El 15 de junio de 1908, el Consejo Nacional de Mujeres hizo entrega de los premios y menciones de un concurso literario que había organizado en el marco de lo que entonces era la Fiesta del Libro. A partir de entonces, el nombre de la fecha ha variado, sin embargo la esencia ha sido relativamente la misma: homenajear y distinguir ese objeto complejo y conocido como libro. Finalmente, en 1924, un decreto oficializó la Fiesta del Libro y el 11 de junio de 1941, a través de una resolución ministerial, se decidió cambiar el nombre de la fecha por Día Nacional del Libro, tal como lo conocemos actualmente.
Hacer una mención detallada de la evolución o historia del libro como soporte de escritura resulta sumamente extenso para una efemérides, sin embargo, sí podemos resumir sus saltos y cambios más significativos. En la Antigüedad, los soportes de escritura eran la piedra, las tablas de arcilla, madera o marfil, la seda, etc. Al poco tiempo, aparecieron los papiros, una especie de lámina creada por los egipcios a base de una planta acuática que nace a orillas del río Nilo. La elaboración de estas láminas, o primeros «papeles», implicaba un proceso de varias semanas —mantener en remojo el tallo, luego cortarlo en tiras, entrelazarlas, prensarlas, extraer toda la savia y volver a prensarlas hasta obtener como resultado una especie de tela que, una vez seca y prensada, serviría como soporte de escritura—. Con el paso del tiempo, el papiro fue reemplazado por el pergamino, soporte similar pero creado con pieles de animales cuya resistencia al paso del tiempo y las condiciones climáticas fueron superiores a las del papiro. Tanto el papiro como el pergamino eran enrollados, formando así rollos que reunían escritos sobre un mismo tema, institución, relato, etc.

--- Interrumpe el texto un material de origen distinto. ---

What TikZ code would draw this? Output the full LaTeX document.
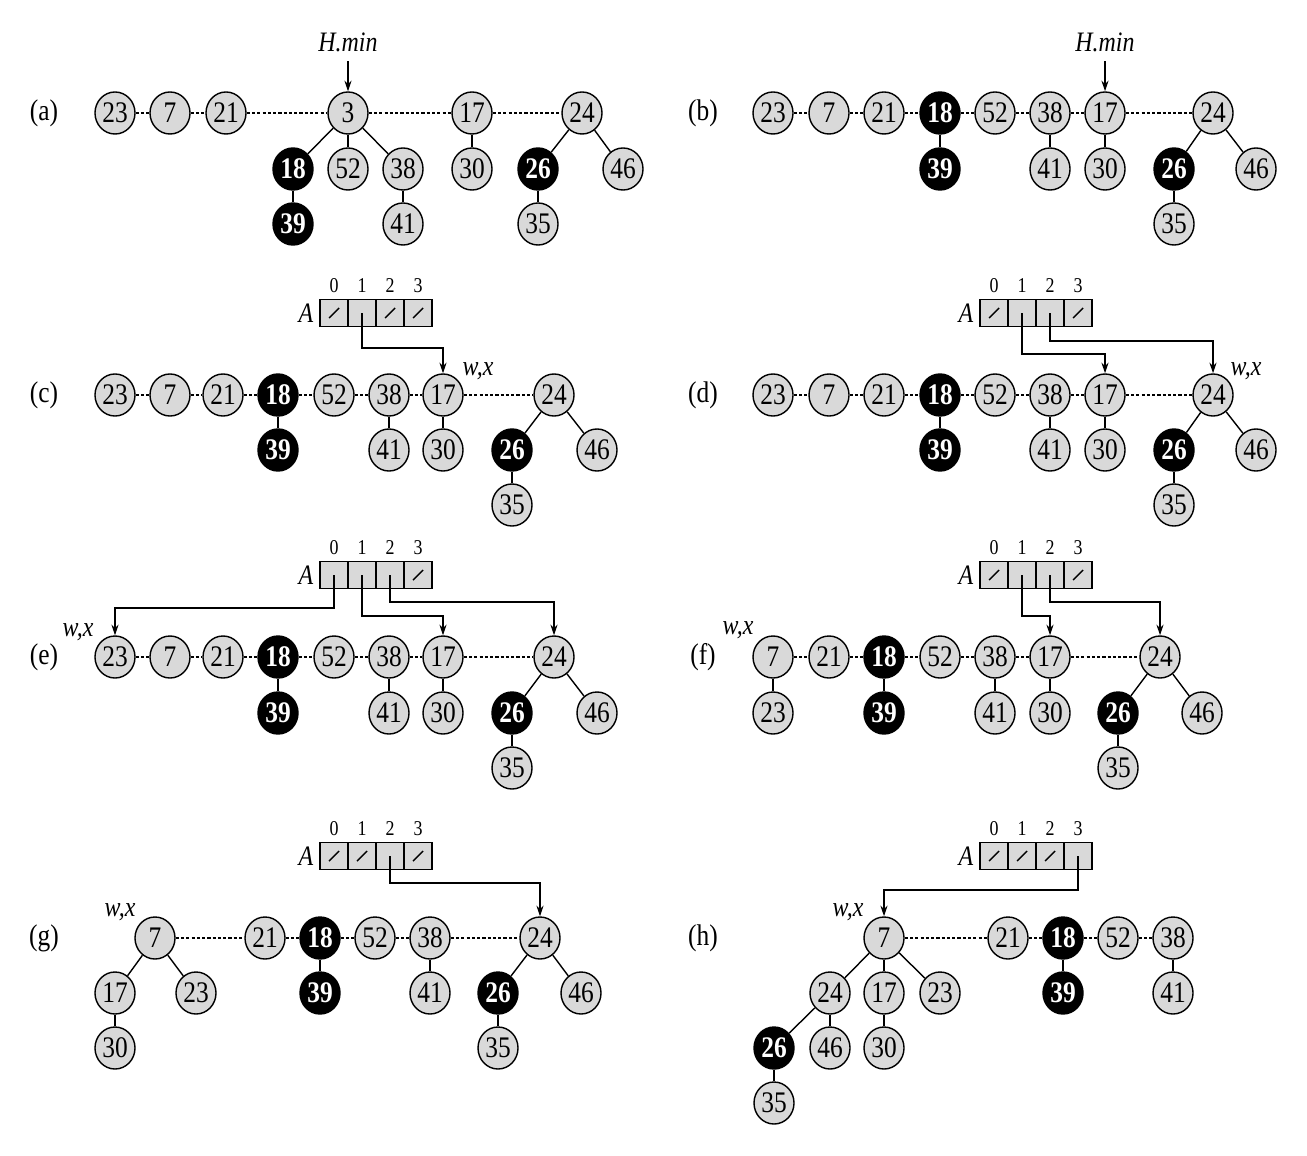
\documentclass[tikz,border=0pt]{standalone}
\usepackage{fontspec}
\setmainfont[FakeStretch=0.85]{Liberation Serif}
\usetikzlibrary{shapes.geometric,arrows.meta}
\def\wx{\textit{w,x}}
\def\hmin{\textit{H.min}}

\begin{document}
\begin{tikzpicture}[x=0.01cm,y=-0.01cm,
  key/.style={ellipse,draw,thin,fill=black!15,minimum width=0.40cm,minimum height=0.42cm,inner sep=0pt,font=\fontsize{8.5}{9}\selectfont},
  marked/.style={key,fill=black,text=white,font=\fontsize{8.5}{9}\selectfont\bfseries},
  cell/.style={draw,thin,fill=black!15,minimum width=0.28cm,minimum height=0.27cm,inner sep=0pt},
  nil/.style={cell,path picture={\draw (path picture bounding box.center) ++(-0.05cm,-0.05cm) -- ++(0.1cm,0.1cm);}},
  idx/.style={font=\fontsize{6}{7}\selectfont,inner sep=0pt},
  txt/.style={font=\fontsize{8}{9}\selectfont\itshape,inner sep=0pt},
  tag/.style={font=\fontsize{8.5}{9}\selectfont,inner sep=0pt},
  rootlist/.style={thin,dash pattern=on 0.9pt off 0.6pt},
  child/.style={thin},
  ptr/.style={thin,-{Stealth[length=3pt,width=2pt]}}]
\useasboundingbox (0,0) rectangle (1307,1155);
%
% (a)
\node [tag] at (44,113) (la) {(a)};
\node [txt,inner sep=2.5pt] at (348,42) (hma) {\hmin};
\node [key] at (115,113) (a23) {23};
\node [key] at (170,113) (a7) {7};
\node [key] at (226,113) (a21) {21};
\node [key] at (348,113) (a3) {3};
\node [key] at (472,113) (a17) {17};
\node [key] at (582,113) (a24) {24};
\node [marked] at (293,169) (a18) {18};
\node [key] at (348,169) (a52) {52};
\node [key] at (403,169) (a38) {38};
\node [key] at (472,169) (a30) {30};
\node [marked] at (538,169) (a26) {26};
\node [key] at (623,169) (a46) {46};
\node [marked] at (293,224) (a39) {39};
\node [key] at (403,224) (a41) {41};
\node [key] at (538,224) (a35) {35};
\path[rootlist] (a23) edge (a7) (a7) edge (a21) (a21) edge (a3) (a3) edge (a17) (a17) edge (a24);
\path[child] (a3) edge (a18) edge (a52) edge (a38) (a18) edge (a39) (a38) edge (a41)
  (a17) edge (a30) (a24) edge (a26) edge (a46) (a26) edge (a35);
\path[ptr] (hma) edge (a3);
%
% (b)
\node [tag] at (703,113) (lb) {(b)};
\node [txt,inner sep=2.5pt] at (1105,42) (hmb) {\hmin};
\node [key] at (773,113) (b23) {23};
\node [key] at (829,113) (b7) {7};
\node [key] at (884,113) (b21) {21};
\node [marked] at (940,113) (b18) {18};
\node [key] at (995,113) (b52) {52};
\node [key] at (1050,113) (b38) {38};
\node [key] at (1105,113) (b17) {17};
\node [key] at (1213,113) (b24) {24};
\node [marked] at (940,169) (b39) {39};
\node [key] at (1050,169) (b41) {41};
\node [key] at (1105,169) (b30) {30};
\node [marked] at (1174,169) (b26) {26};
\node [key] at (1256,169) (b46) {46};
\node [key] at (1174,224) (b35) {35};
\path[rootlist] (b23) edge (b7) (b7) edge (b21) (b21) edge (b18) (b18) edge (b52) (b52) edge (b38)
  (b38) edge (b17) (b17) edge (b24);
\path[child] (b18) edge (b39) (b38) edge (b41) (b17) edge (b30) (b24) edge (b26) edge (b46) (b26) edge (b35);
\path[ptr] (hmb) edge (b17);
%
% (c)
\node [tag] at (44,395) (lc) {(c)};
\node [key] at (115,395) (c23) {23};
\node [key] at (170,395) (c7) {7};
\node [key] at (223,395) (c21) {21};
\node [marked] at (278,395) (c18) {18};
\node [key] at (334,395) (c52) {52};
\node [key] at (389,395) (c38) {38};
\node [key] at (443,395) (c17) {17};
\node [key] at (554,395) (c24) {24};
\node [marked] at (278,450) (c39) {39};
\node [key] at (389,450) (c41) {41};
\node [key] at (443,450) (c30) {30};
\node [marked] at (512,450) (c26) {26};
\node [key] at (597,450) (c46) {46};
\node [key] at (512,505) (c35) {35};
\node [nil] at (334,313) (cA0) {};
\node [cell] at (362,313) (cA1) {};
\node [nil] at (390,313) (cA2) {};
\node [nil] at (418,313) (cA3) {};
\node [txt] at (306,313) (cA) {A};
\node [idx] at (334,286) {0}; \node [idx] at (362,286) {1}; \node [idx] at (390,286) {2}; \node [idx] at (418,286) {3};
\node [txt] at (478,371) (cwx) {\wx};
\path[rootlist] (c23) edge (c7) (c7) edge (c21) (c21) edge (c18) (c18) edge (c52) (c52) edge (c38)
  (c38) edge (c17) (c17) edge (c24);
\path[child] (c18) edge (c39) (c38) edge (c41) (c17) edge (c30) (c24) edge (c26) edge (c46) (c26) edge (c35);
\draw[ptr] (cA1.center) -- ++(0,35) -| (c17);
%
% (d)
\node [tag] at (703,395) (ld) {(d)};
\node [key] at (773,395) (d23) {23};
\node [key] at (829,395) (d7) {7};
\node [key] at (884,395) (d21) {21};
\node [marked] at (940,395) (d18) {18};
\node [key] at (995,395) (d52) {52};
\node [key] at (1050,395) (d38) {38};
\node [key] at (1105,395) (d17) {17};
\node [key] at (1213,395) (d24) {24};
\node [marked] at (940,450) (d39) {39};
\node [key] at (1050,450) (d41) {41};
\node [key] at (1105,450) (d30) {30};
\node [marked] at (1174,450) (d26) {26};
\node [key] at (1256,450) (d46) {46};
\node [key] at (1174,505) (d35) {35};
\node [nil] at (994,313) (dA0) {};
\node [cell] at (1022,313) (dA1) {};
\node [cell] at (1050,313) (dA2) {};
\node [nil] at (1078,313) (dA3) {};
\node [txt] at (966,313) (dA) {A};
\node [idx] at (994,286) {0}; \node [idx] at (1022,286) {1}; \node [idx] at (1050,286) {2}; \node [idx] at (1078,286) {3};
\node [txt] at (1246,371) (dwx) {\wx};
\path[rootlist] (d23) edge (d7) (d7) edge (d21) (d21) edge (d18) (d18) edge (d52) (d52) edge (d38)
  (d38) edge (d17) (d17) edge (d24);
\path[child] (d18) edge (d39) (d38) edge (d41) (d17) edge (d30) (d24) edge (d26) edge (d46) (d26) edge (d35);
\draw[ptr] (dA1.center) -- ++(0,41) -| (d17);
\draw[ptr] (dA2.center) -- ++(0,28) -| (d24);
%
% (e)
\node [tag] at (44,657) (le) {(e)};
\node [key] at (115,657) (e23) {23};
\node [key] at (170,657) (e7) {7};
\node [key] at (223,657) (e21) {21};
\node [marked] at (278,657) (e18) {18};
\node [key] at (334,657) (e52) {52};
\node [key] at (389,657) (e38) {38};
\node [key] at (443,657) (e17) {17};
\node [key] at (554,657) (e24) {24};
\node [marked] at (278,713) (e39) {39};
\node [key] at (389,713) (e41) {41};
\node [key] at (443,713) (e30) {30};
\node [marked] at (512,713) (e26) {26};
\node [key] at (597,713) (e46) {46};
\node [key] at (512,768) (e35) {35};
\node [cell] at (334,575) (eA0) {};
\node [cell] at (362,575) (eA1) {};
\node [cell] at (390,575) (eA2) {};
\node [nil] at (418,575) (eA3) {};
\node [txt] at (306,575) (eA) {A};
\node [idx] at (334,548) {0}; \node [idx] at (362,548) {1}; \node [idx] at (390,548) {2}; \node [idx] at (418,548) {3};
\node [txt] at (78,632) (ewx) {\wx};
\path[rootlist] (e23) edge (e7) (e7) edge (e21) (e21) edge (e18) (e18) edge (e52) (e52) edge (e38)
  (e38) edge (e17) (e17) edge (e24);
\path[child] (e18) edge (e39) (e38) edge (e41) (e17) edge (e30) (e24) edge (e26) edge (e46) (e26) edge (e35);
\draw[ptr] (eA0.center) -- ++(0,33) -| (e23);
\draw[ptr] (eA1.center) -- ++(0,41) -| (e17);
\draw[ptr] (eA2.center) -- ++(0,27) -| (e24);
%
% (f)
\node [tag] at (703,657) (lf) {(f)};
\node [key] at (773,657) (f7) {7};
\node [key] at (829,657) (f21) {21};
\node [marked] at (884,657) (f18) {18};
\node [key] at (940,657) (f52) {52};
\node [key] at (995,657) (f38) {38};
\node [key] at (1050,657) (f17) {17};
\node [key] at (1160,657) (f24) {24};
\node [key] at (773,713) (f23) {23};
\node [marked] at (884,713) (f39) {39};
\node [key] at (995,713) (f41) {41};
\node [key] at (1050,713) (f30) {30};
\node [marked] at (1118,713) (f26) {26};
\node [key] at (1202,713) (f46) {46};
\node [key] at (1118,768) (f35) {35};
\node [nil] at (994,575) (fA0) {};
\node [cell] at (1022,575) (fA1) {};
\node [cell] at (1050,575) (fA2) {};
\node [nil] at (1078,575) (fA3) {};
\node [txt] at (966,575) (fA) {A};
\node [idx] at (994,548) {0}; \node [idx] at (1022,548) {1}; \node [idx] at (1050,548) {2}; \node [idx] at (1078,548) {3};
\node [txt] at (738,630) (fwx) {\wx};
\path[rootlist] (f7) edge (f21) (f21) edge (f18) (f18) edge (f52) (f52) edge (f38)
  (f38) edge (f17) (f17) edge (f24);
\path[child] (f7) edge (f23) (f18) edge (f39) (f38) edge (f41) (f17) edge (f30) (f24) edge (f26) edge (f46) (f26) edge (f35);
\draw[ptr] (fA1.center) -- ++(0,41) -| (f17);
\draw[ptr] (fA2.center) -- ++(0,27) -| (f24);
%
% (g)
\node [tag] at (44,938) (lg) {(g)};
\node [key] at (155,938) (g7) {7};
\node [key] at (265,938) (g21) {21};
\node [marked] at (320,938) (g18) {18};
\node [key] at (375,938) (g52) {52};
\node [key] at (430,938) (g38) {38};
\node [key] at (540,938) (g24) {24};
\node [key] at (115,993) (g17) {17};
\node [key] at (196,993) (g23) {23};
\node [marked] at (320,993) (g39) {39};
\node [key] at (430,993) (g41) {41};
\node [marked] at (498,993) (g26) {26};
\node [key] at (581,993) (g46) {46};
\node [key] at (115,1048) (g30) {30};
\node [key] at (498,1048) (g35) {35};
\node [nil] at (334,856) (gA0) {};
\node [nil] at (362,856) (gA1) {};
\node [cell] at (390,856) (gA2) {};
\node [nil] at (418,856) (gA3) {};
\node [txt] at (306,856) (gA) {A};
\node [idx] at (334,829) {0}; \node [idx] at (362,829) {1}; \node [idx] at (390,829) {2}; \node [idx] at (418,829) {3};
\node [txt] at (120,912) (gwx) {\wx};
\path[rootlist] (g7) edge (g21) (g21) edge (g18) (g18) edge (g52) (g52) edge (g38) (g38) edge (g24);
\path[child] (g7) edge (g17) edge (g23) (g17) edge (g30) (g18) edge (g39) (g38) edge (g41)
  (g24) edge (g26) edge (g46) (g26) edge (g35);
\draw[ptr] (gA2.center) -- ++(0,27) -| (g24);
%
% (h)
\node [tag] at (703,938) (lh) {(h)};
\node [key] at (884,938) (h7) {7};
\node [key] at (1008,938) (h21) {21};
\node [marked] at (1063,938) (h18) {18};
\node [key] at (1118,938) (h52) {52};
\node [key] at (1173,938) (h38) {38};
\node [key] at (830,993) (h24) {24};
\node [key] at (884,993) (h17) {17};
\node [key] at (940,993) (h23) {23};
\node [marked] at (1063,993) (h39) {39};
\node [key] at (1173,993) (h41) {41};
\node [marked] at (774,1048) (h26) {26};
\node [key] at (830,1048) (h46) {46};
\node [key] at (884,1048) (h30) {30};
\node [key] at (774,1103) (h35) {35};
\node [nil] at (994,856) (hA0) {};
\node [nil] at (1022,856) (hA1) {};
\node [nil] at (1050,856) (hA2) {};
\node [cell] at (1078,856) (hA3) {};
\node [txt] at (966,856) (hA) {A};
\node [idx] at (994,829) {0}; \node [idx] at (1022,829) {1}; \node [idx] at (1050,829) {2}; \node [idx] at (1078,829) {3};
\node [txt] at (848,912) (hwx) {\wx};
\path[rootlist] (h7) edge (h21) (h21) edge (h18) (h18) edge (h52) (h52) edge (h38);
\path[child] (h7) edge (h24) edge (h17) edge (h23) (h24) edge (h26) edge (h46) (h17) edge (h30)
  (h26) edge (h35) (h18) edge (h39) (h38) edge (h41);
\draw[ptr] (hA3.center) -- ++(0,34) -| (h7);

\end{tikzpicture}
\end{document}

A principios de la Edad Media, estos rollos fueron disponiéndose en la forma que hoy conocemos el libro, es decir, un conjunto de láminas cuadradas o rectangulares sujetas unas a otras desde su costado izquierdo y formando así el lomo del libro. Esta nueva disposición de las láminas se realizó en pos de facilitar la lectura y aprovechar sus ambas caras. Por lo tanto, podríamos decir que el libro, en la forma física en que hoy lo conocemos, tiene su origen en el inicio de la Edad Media, cuando los pliegos o láminas encuadernadas, o códices, fueron reemplazando a los rollos de papiros o pergaminos.
La invención de la imprenta a fines de la Edad Media fue, sin duda, un avance tan significativo como el soporte digital. Así, fue una tecnología que aceleró y amplió la producción de copias de los originales, las cuales hasta el momento eran producidas a mano por los copistas de los monasterios.
Producto de los avances científicos, actualmente el libro se nos presenta también en forma digitalizada, es decir, prescinde del papel, la encuadernación y otros recursos. Al respecto, una discusión polémica se ha desprendido: ¿desaparecerán los libros físicos y pasarán a ser todos digitales? La pregunta genera distintas respuestas y puntos de vista, todas ellas diferentes pero coincidentes en un punto: el libro es un objeto —ya sea digital o físico— contenedor de diversas artes (edición, tipografía, maquetación, encuadernación, etc.), ideas y conocimientos. El libro, con sus distintas cualidades artísticas y comunicativas es, de una u otra manera, un objeto digno de conmemoraciones.